У Сталина, подозрительного до крайности, главный предатель в его политической карьере не вызвал никаких подозрений. Случай Малиновского усугубил паранойю Сталина и его товарищей. Малиновский крепко засел в сознании большевиков. Для советской истории он стал чем-то вроде призрака Банко. Большевики-конспираторы поняли, что удивляться не следует ничему. Если Малиновский был предателем, почему не могли быть предателями советские маршалы, весь Генштаб, Зиновьев, Каменев, Бухарин, большинство членов ЦК, в 1930-е расстрелянные по указанию Сталина как шпионы3?
Пока же Сталин, загнанный к самому полярному кругу, изводил себя и своего соседа подозрениями по поводу ста рублей. “Со мной товарищ, – писал Свердлов. – Но мы слишком хорошо знаем друг друга. Притом же, что печальнее всего, в условиях ссылки, тюрьмы человек перед вами обнажается, проявляется во всех мелочах. Хуже всего, что только со стороны “мелочей жизни” и виден. Нет места для проявления крупных черт”.

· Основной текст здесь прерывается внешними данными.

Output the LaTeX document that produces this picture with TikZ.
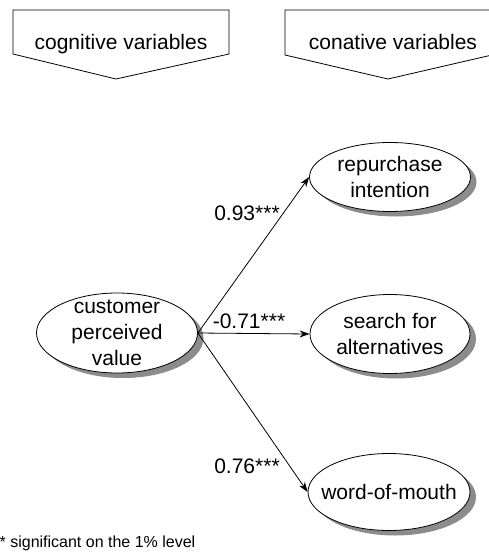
\documentclass[tikz,border=0pt]{standalone}
\usepackage{fontspec}
\setmainfont{Liberation Sans}
\usetikzlibrary{arrows.meta,shapes.geometric,shadows}
\tikzset{
   line/.style  = {-, line width=0.8pt, },
   arrow/.style = {-{Stealth[length=10pt,width=7pt]}, line width=0.8pt, },
   var/.style   = {ellipse, draw, fill=white, line width=0.8pt, align=center,
                   inner sep=-12pt,
                   font=\fontsize{21}{26}\selectfont,
                   drop shadow={shadow xshift=6pt, shadow yshift=-5pt,
                                fill=black!45, opacity=1}, },
   coef/.style  = {anchor=base, inner sep=0pt, font=\fontsize{21}{26}\selectfont, },
}

\begin{document}
\begin{tikzpicture}
      \useasboundingbox (0pt,0pt) rectangle (489pt,-552pt);

      % headings
      \draw[line] (13pt,-10pt) -- (229pt,-10pt) -- (229pt,-54pt)
                  -- (116pt,-79pt) -- (13pt,-54pt) -- cycle;
      \draw[line] (285pt,-10pt) -- (492pt,-10pt) -- (492pt,-55pt)
                  -- (388pt,-79pt) -- (285pt,-55pt) -- cycle;
      \node[coef] (cogn)  at (121pt,-49pt) {cognitive variables};
      \node[coef] (conat) at (393pt,-49pt) {conative variables};

      % variables
      \node[
         var,
         minimum width=161pt,
         minimum height=80pt,
      ] (cpv) at (117pt,-333pt) {customer\\perceived\\value};

      \node[
         var,
         minimum width=161pt,
         minimum height=69pt,
      ] (rep) at (390pt,-177pt) {repurchase\\intention};

      \node[
         var,
         minimum width=160pt,
         minimum height=79pt,
      ] (search) at (390pt,-334pt) {search for\\alternatives};

      \node[
         var,
         minimum width=162pt,
         minimum height=77pt,
      ] (wom) at (389pt,-492pt) {word-of-mouth};

      \draw[arrow] (cpv.east) -- (rep.west);
      \draw[arrow] (cpv.east) -- (search.west);
      \draw[arrow] (cpv.east) -- (wom.west);

      % path coefficients
      \node[coef] (c1) at (247pt,-220pt) {0.93***};
      \node[coef] (c2) at (249pt,-328pt) {-0.71***};
      \node[coef] (c3) at (247pt,-473pt) {0.76***};

      \node[
         anchor=base west,
         inner sep=0pt,
         font=\fontsize{16}{19}\selectfont,
      ] (note) at (-13pt,-547pt) {*** significant on the 1\% level};
\end{tikzpicture}
\end{document}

Начиналась весна. 27 апреля 1914 года охранка опять предупредила, что большевики собираются собираются “устроить побеги” “известным партийным деятелям” Свердлову и Джугашвили. Сталин и Свердлов часто брали лодку у Федора Тарасеева, но теперь жандармы запретили им плавать по реке. В мае, когда пароходы опять стали ходить по Енисею, лютый мороз сменился комариным проклятьем. Вскоре Сталин, как сообщал Свердлов, “не стал со мною разговаривать и дал понять, чтобы я освободил его от своей персоны”. Они разъехались. Сталин на время нашел пристанище в избе Филиппа Салтыкова. Переезд не развеял сталинскую полярную хандру. “Ты же знаешь… в каких гнусных условиях я жил в Курейке, – писал Свердлов своей жене Клавдии, которая отбывала ссылку неподалеку. – Товарищ… оказался в личном отношении таким, что мы не разговаривали и не виделись”. Из писем Свердлова ясны черты этого бесцельного существования: тягость, дурное настроение, скудость пищи.
Питаюсь рыбой. Часто даю хозяйке припасы, и она готовит пирог с рыбой. <…> Есть у меня осетрина, нельма, масло, картошка, осетровая икра. И осетра, и нельму засолил, ем иногда и не жаря, не варя, просто соленую. Даже уксусом иногда лень заправить. Перестал вести регулярную жизнь. Ложусь разно. Иногда всю ночь шатаюсь, а то и в 10 часов спать заваливаюсь. Ем когда придется. <…> Не занимаюсь, ничего, кроме периодической литературы, не читаю.
Сталин, видимо, жил так же: в Сибири он приучился ложиться поздно.
Все восемь дворов, все население Курейки наверняка знало о разладе ссыльных. “Мы не сошлись “характером”, – сожалел Свердлов. Но, возможно, была и еще одна серьезная причина, которая не обсуждалась: девушка4.
Как только Сталин и Свердлов поселились у Тарасеевых, грузин обратил внимание на младшую из сирот Перепрыгиных. Их было пятеро братьев и две сестры, Наталья и Лидия. Мы не знаем подробностей, но в начале 1914 года 34-летний Сталин вступил в любовные отношения с 13-летней Лидией.
Сталин с Лидией ходили вместе с попойки на попойку: об этом становится известно из ее воспоминаний, где она описала эти веселые вечеринки: “В свободное время И. В. Сталин любил ходить на вечеринки. Всегда был веселый, любил танцевать, играть и петь песни, особенно любил петь песню “Я золото хороню, хороню”
[172]
. Ходил… на именины”. Воспоминания 13-летней сожительницы Сталина были записаны через двадцать лет: он был на вершине могущества, она осталась сибирской крестьянкой. Чиновник, записывавший ее воспоминания, не посмел бы написать о соблазнении, но текст все равно звучит бестактно. “Ходил в гости, – рассказывает Лидия, имея в виду собственный дом. – Выпивал помаленьку”. Возможно, именно так он совратил ее – или же она его? Девочки в таких Курейках созревали рано, а Лидия не похожа на скромницу.
Свердлов, вероятно, не одобрял того, что Сталин – грузин тридцати с лишним лет, любивший молоденьких девушек, – совратил 13-летнюю. А может быть, Сталин выгнал его, чтобы оставаться наедине с юной любовницей. Но скандал только начинался.